● Short task:
Write the records below out again exactly as given, with no images.

··· Given data

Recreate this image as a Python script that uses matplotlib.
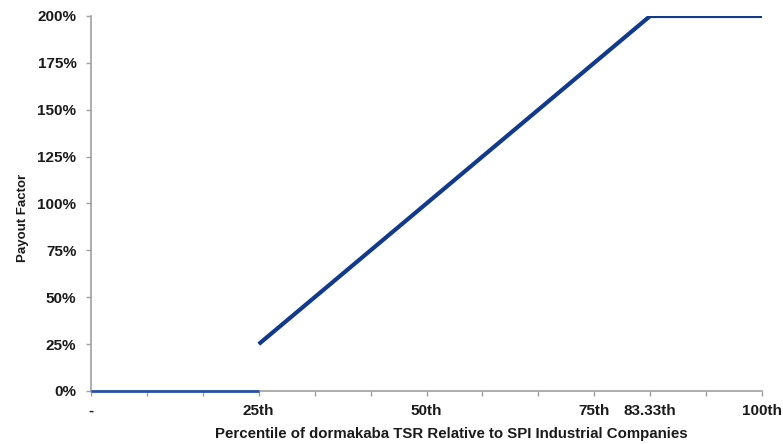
import numpy as np
import matplotlib
matplotlib.use("Agg")
import matplotlib.pyplot as plt

plt.rcParams['font.family'] = ['Liberation Sans', 'DejaVu Sans']

# payout curve
floor_x = [0, 25]
floor_y = [0, 0]
curve_x = [25, 83.33, 100]
curve_y = [25, 200, 200]

xtick_pos = np.arange(13) * 100 / 12
xtick_labels = ["-", "", "", "25th", "", "", "50th", "", "", "75th", "83.33th", "", "100th"]
ytick_pos = [0, 25, 50, 75, 100, 125, 150, 175, 200]

fig = plt.figure(figsize=(7.83, 4.44), dpi=100)
ax = fig.add_axes([0.1162, 0.1194, 0.857, 0.8446])

navy = "#123a8c"
ax.plot(floor_x, floor_y, color="#2a52a8", lw=2.0, solid_capstyle="butt", zorder=3, clip_on=False)
ax.plot(curve_x, curve_y, color=navy, lw=3.0, solid_capstyle="butt", solid_joinstyle="miter", zorder=3)

ax.set_xlim(0, 100)
ax.set_ylim(0, 200)
ax.set_xticks(xtick_pos)
ax.set_xticklabels(xtick_labels)
ax.set_yticks(ytick_pos)
ax.set_yticklabels([f"{v}%" for v in ytick_pos])

for s in ["top", "right"]:
    ax.spines[s].set_visible(False)
for s in ["left", "bottom"]:
    ax.spines[s].set_color("#a0a0a0")
    ax.spines[s].set_linewidth(1.2)

ax.tick_params(axis="both", colors="#a0a0a0", length=3.5, width=1.0, direction="out")
ax.tick_params(axis="both", labelcolor="#1a1a1a", labelsize=11)
for lab in ax.get_xticklabels() + ax.get_yticklabels():
    lab.set_fontweight("bold")
ax.tick_params(axis="x", pad=6)
ax.tick_params(axis="y", pad=7)

ax.set_xlabel("Percentile of dormakaba TSR Relative to SPI Industrial Companies",
              fontsize=10.8, fontweight="bold", color="#1a1a1a", labelpad=6)
ax.set_ylabel("Payout Factor", fontsize=9.5, fontweight="bold", color="#1a1a1a", labelpad=6)
# labels sit a bit off-centre in the original
ax.xaxis.label.set_x(0.5365)
ax.yaxis.label.set_y(0.461)

fig.savefig("out.png", dpi=100)
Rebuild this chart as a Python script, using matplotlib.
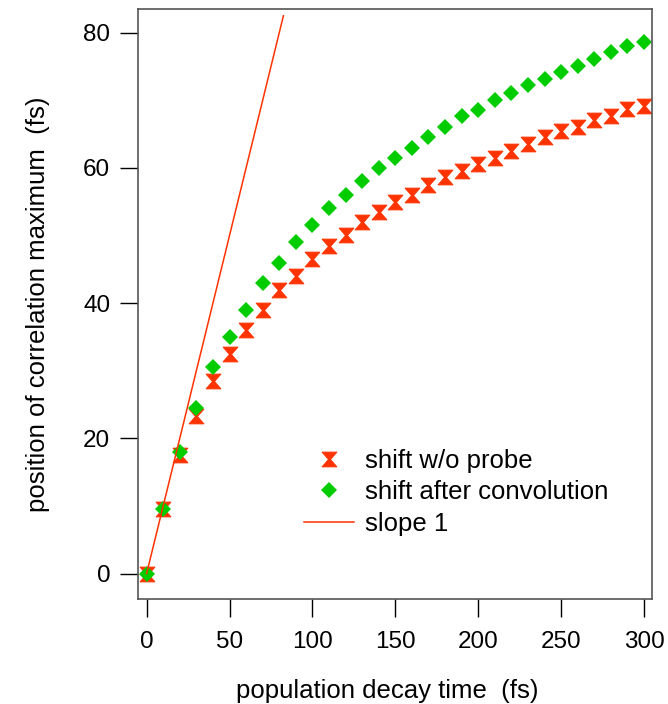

······

● Written reply:
Recreate this image as a Python script that uses matplotlib.
import numpy as np
import matplotlib
matplotlib.use("Agg")
import matplotlib.pyplot as plt

plt.rcParams['font.family'] = ['Liberation Sans', 'DejaVu Sans']

# payout curve
floor_x = [0, 25]
floor_y = [0, 0]
curve_x = [25, 83.33, 100]
curve_y = [25, 200, 200]

xtick_pos = np.arange(13) * 100 / 12
xtick_labels = ["-", "", "", "25th", "", "", "50th", "", "", "75th", "83.33th", "", "100th"]
ytick_pos = [0, 25, 50, 75, 100, 125, 150, 175, 200]

fig = plt.figure(figsize=(7.83, 4.44), dpi=100)
ax = fig.add_axes([0.1162, 0.1194, 0.857, 0.8446])

navy = "#123a8c"
ax.plot(floor_x, floor_y, color="#2a52a8", lw=2.0, solid_capstyle="butt", zorder=3, clip_on=False)
ax.plot(curve_x, curve_y, color=navy, lw=3.0, solid_capstyle="butt", solid_joinstyle="miter", zorder=3)

ax.set_xlim(0, 100)
ax.set_ylim(0, 200)
ax.set_xticks(xtick_pos)
ax.set_xticklabels(xtick_labels)
ax.set_yticks(ytick_pos)
ax.set_yticklabels([f"{v}%" for v in ytick_pos])

for s in ["top", "right"]:
    ax.spines[s].set_visible(False)
for s in ["left", "bottom"]:
    ax.spines[s].set_color("#a0a0a0")
    ax.spines[s].set_linewidth(1.2)

ax.tick_params(axis="both", colors="#a0a0a0", length=3.5, width=1.0, direction="out")
ax.tick_params(axis="both", labelcolor="#1a1a1a", labelsize=11)
for lab in ax.get_xticklabels() + ax.get_yticklabels():
    lab.set_fontweight("bold")
ax.tick_params(axis="x", pad=6)
ax.tick_params(axis="y", pad=7)

ax.set_xlabel("Percentile of dormakaba TSR Relative to SPI Industrial Companies",
              fontsize=10.8, fontweight="bold", color="#1a1a1a", labelpad=6)
ax.set_ylabel("Payout Factor", fontsize=9.5, fontweight="bold", color="#1a1a1a", labelpad=6)
# labels sit a bit off-centre in the original
ax.xaxis.label.set_x(0.5365)
ax.yaxis.label.set_y(0.461)

fig.savefig("out.png", dpi=100)
Rebuild this chart as a Python script, using matplotlib.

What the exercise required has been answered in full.